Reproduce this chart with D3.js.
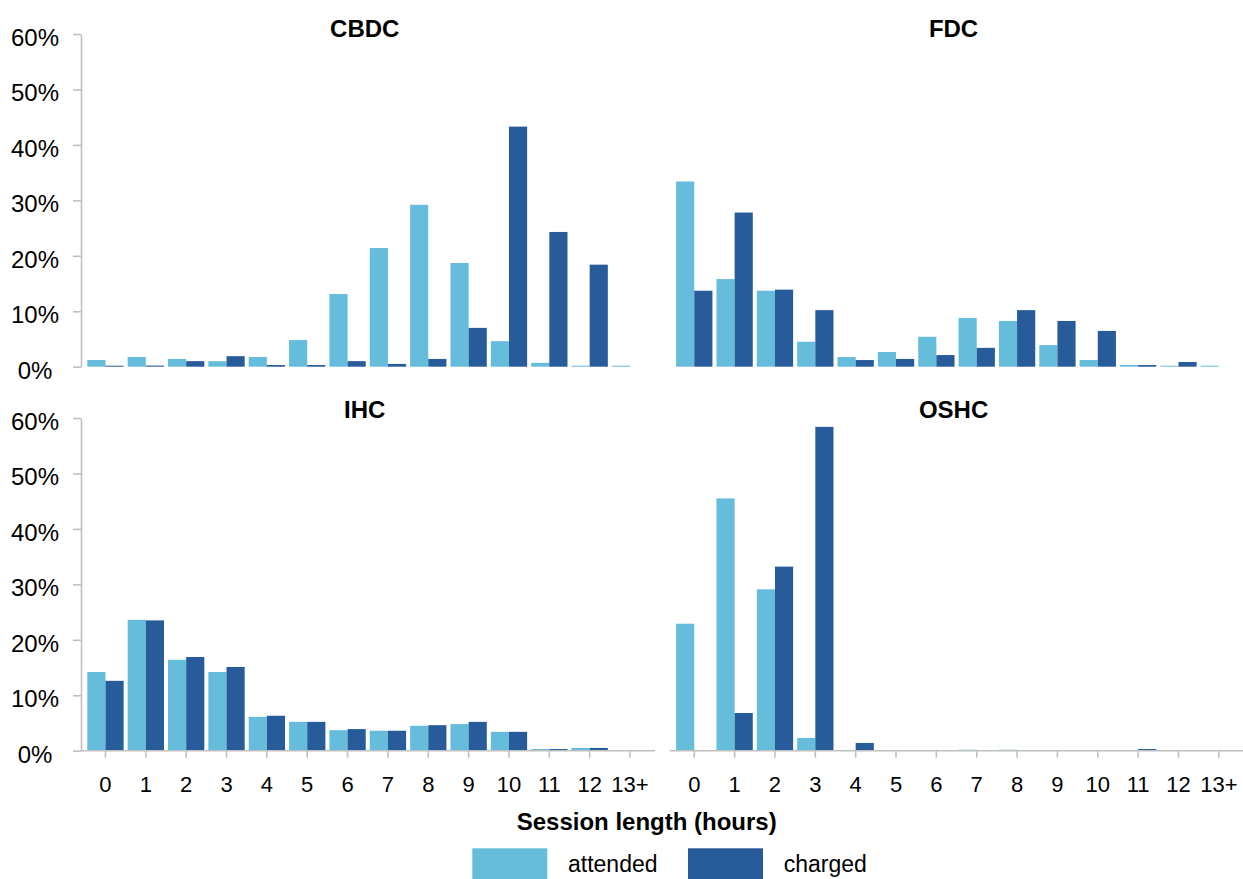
<!DOCTYPE html>
<html>
<head>
<meta charset="utf-8">
<script src="https://cdn.jsdelivr.net/npm/d3@7"></script>
<style>
	body { margin: 0; background: #fff; }
	svg { display: block; font-family: 'Liberation Sans', Arial, sans-serif; }
</style>
</head>
<body>
<div id="viz"></div>
<script>
// categories + series
const HOURS = ['0', '1', '2', '3', '4', '5', '6', '7', '8', '9', '10', '11', '12', '13+'];
const SERIES = ['attended', 'charged'];
const Y_TICKS = [0, 0.1, 0.2, 0.3, 0.4, 0.5, 0.6];

// share of sessions (%)
const CBDC_ATTENDED = [1.2, 1.75, 1.4, 1.0, 1.75, 4.8, 13.1, 21.4, 29.2, 18.7, 4.6, 0.7, 0.15, 0.1];
const CBDC_CHARGED  = [0.1, 0.2, 1.0, 1.9, 0.3, 0.3, 1.0, 0.5, 1.4, 7.0, 43.3, 24.3, 18.4, 0];
const FDC_ATTENDED  = [33.4, 15.8, 13.7, 4.5, 1.75, 2.65, 5.4, 8.8, 8.25, 3.9, 1.2, 0.3, 0.1, 0.05];
const FDC_CHARGED   = [13.7, 27.8, 13.9, 10.2, 1.2, 1.4, 2.1, 3.4, 10.2, 8.25, 6.45, 0.3, 0.85, 0];
const IHC_ATTENDED  = [14.2, 23.6, 16.4, 14.2, 6.1, 5.2, 3.7, 3.6, 4.5, 4.8, 3.4, 0.3, 0.5, 0];
const IHC_CHARGED   = [12.6, 23.5, 16.9, 15.1, 6.3, 5.2, 3.9, 3.6, 4.6, 5.2, 3.4, 0.3, 0.5, 0];
const OSHC_ATTENDED = [22.9, 45.5, 29.1, 2.3, 0, 0, 0, 0.05, 0.05, 0, 0, 0, 0, 0];
const OSHC_CHARGED  = [0, 6.8, 33.2, 58.4, 1.4, 0, 0, 0, 0, 0, 0, 0.3, 0, 0];

const PANELS = [
	{ name: 'CBDC', col: 0, row: 0, attended: CBDC_ATTENDED, charged: CBDC_CHARGED },
	{ name: 'FDC', col: 1, row: 0, attended: FDC_ATTENDED, charged: FDC_CHARGED },
	{ name: 'IHC', col: 0, row: 1, attended: IHC_ATTENDED, charged: IHC_CHARGED },
	{ name: 'OSHC', col: 1, row: 1, attended: OSHC_ATTENDED, charged: OSHC_CHARGED }
];

const WIDTH = 1243, HEIGHT = 879;
const COLS = [[85.3, 650.2], [674.1, 1239]];
const ROWS = [[366.7, 34], [750.7, 418]];
const COLORS = { attended: '#66bcdb', charged: '#275b9a' };
const GREY = '#c0c0c0';

const svg = d3.select('#viz').append('svg')
	.attr('width', WIDTH)
	.attr('height', HEIGHT);

PANELS.forEach((p) => {
	const xScale = d3.scaleBand()
		.domain(HOURS)
		.range(COLS[p.col])
		.paddingInner(0.1)
		.paddingOuter(0.05);

	const sScale = d3.scaleBand()
		.domain(SERIES)
		.range([0, xScale.bandwidth()]);

	const yScale = d3.scaleLinear()
		.domain([0, 0.6])
		.range(ROWS[p.row]);

	const g = svg.append('g').attr('class', 'panel panel-' + p.name);

	const rows = HOURS.map((h, i) => ({ hour: h, attended: p.attended[i] / 100, charged: p.charged[i] / 100 }));

	// bars
	g.append('g').selectAll('.hour')
		.data(rows)
		.enter()
		.append('g')
		.attr('class', 'hour')
		.attr('transform', (d) => 'translate(' + xScale(d.hour) + ',0)')
		.selectAll('rect')
		.data((d) => SERIES.map((s) => ({ key: s, value: d[s] })))
		.enter()
		.filter((d) => d.value > 0)
		.append('rect')
		.attr('x', (d) => sScale(d.key))
		.attr('width', sScale.bandwidth())
		.attr('y', (d) => Math.min(yScale(d.value), yScale(0) - 1))
		.attr('height', (d) => Math.max(1, yScale(0) - yScale(d.value)))
		.attr('fill', (d) => COLORS[d.key]);

	// y axis on the left column only
	if (p.col === 0) {
		const yAxis = g.append('g')
			.attr('class', 'y axis')
			.attr('transform', 'translate(' + (COLS[0][0] - 4.3) + ',0)')
			.call(d3.axisLeft(yScale).tickValues(Y_TICKS).tickFormat(d3.format('.0%')).tickSize(8).tickSizeOuter(0));
		yAxis.select('.domain').attr('stroke', GREY).attr('stroke-width', 1.6);
		yAxis.selectAll('.tick line').attr('stroke', GREY).attr('stroke-width', 1.6);
		yAxis.selectAll('.tick text')
			.attr('x', 35 - (COLS[0][0] - 4.3))
			.attr('dy', '0.48em')
			.attr('text-anchor', 'middle')
			.attr('fill', '#000')
			.style('font-size', '24px');
	}

	// x axis on the bottom row only
	if (p.row === 1) {
		const y0 = yScale(0);
		g.append('line')
			.attr('x1', COLS[p.col][0] - 4.3)
			.attr('x2', COLS[p.col][1] + 5)
			.attr('y1', y0)
			.attr('y2', y0)
			.attr('stroke', GREY)
			.attr('stroke-width', 1.6);

		const xAxis = g.append('g')
			.attr('class', 'x axis')
			.attr('transform', 'translate(0,' + y0 + ')')
			.call(d3.axisBottom(xScale).tickSize(7).tickSizeOuter(0));
		xAxis.select('.domain').remove();
		xAxis.selectAll('.tick line').attr('stroke', GREY).attr('stroke-width', 1.6);
		xAxis.selectAll('.tick text')
			.attr('y', 41.6)
			.attr('dy', 0)
			.attr('fill', '#000')
			.style('font-size', '22px');
	}

	// panel title
	g.append('text')
		.attr('x', (COLS[p.col][0] + COLS[p.col][1]) / 2 - 3)
		.attr('y', p.row === 0 ? ROWS[0][1] + 2.7 : ROWS[1][1])
		.attr('text-anchor', 'middle')
		.style('font-size', '24px')
		.style('font-weight', 'bold')
		.text(p.name);
});

svg.append('text')
	.attr('x', 646.7)
	.attr('y', 830)
	.attr('text-anchor', 'middle')
	.style('font-size', '24px')
	.style('font-weight', 'bold')
	.text('Session length (hours)');

// legend
const LEGEND_X = [472.3, 688];
const legend = svg.append('g').attr('class', 'legend');
SERIES.forEach((s, i) => {
	legend.append('rect')
		.attr('x', LEGEND_X[i])
		.attr('y', 848.3)
		.attr('width', 75)
		.attr('height', 40)
		.attr('fill', COLORS[s]);
	legend.append('text')
		.attr('x', LEGEND_X[i] + 95.7)
		.attr('y', 872)
		.style('font-size', '23px')
		.text(s);
});
</script>
</body>
</html>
......
Emit the lines of the material exactly, from its first line to the line containing "const Y_TICKS = [0, 0.1, 0.2, 0.3, 0.4, 0.5, 0.6];", inclusive; leave every picture out.

Reproduce this chart with D3.js.
<!DOCTYPE html>
<html>
<head>
<meta charset="utf-8">
<script src="https://cdn.jsdelivr.net/npm/d3@7"></script>
<style>
	body { margin: 0; background: #fff; }
	svg { display: block; font-family: 'Liberation Sans', Arial, sans-serif; }
</style>
</head>
<body>
<div id="viz"></div>
<script>
// categories + series
const HOURS = ['0', '1', '2', '3', '4', '5', '6', '7', '8', '9', '10', '11', '12', '13+'];
const SERIES = ['attended', 'charged'];
const Y_TICKS = [0, 0.1, 0.2, 0.3, 0.4, 0.5, 0.6];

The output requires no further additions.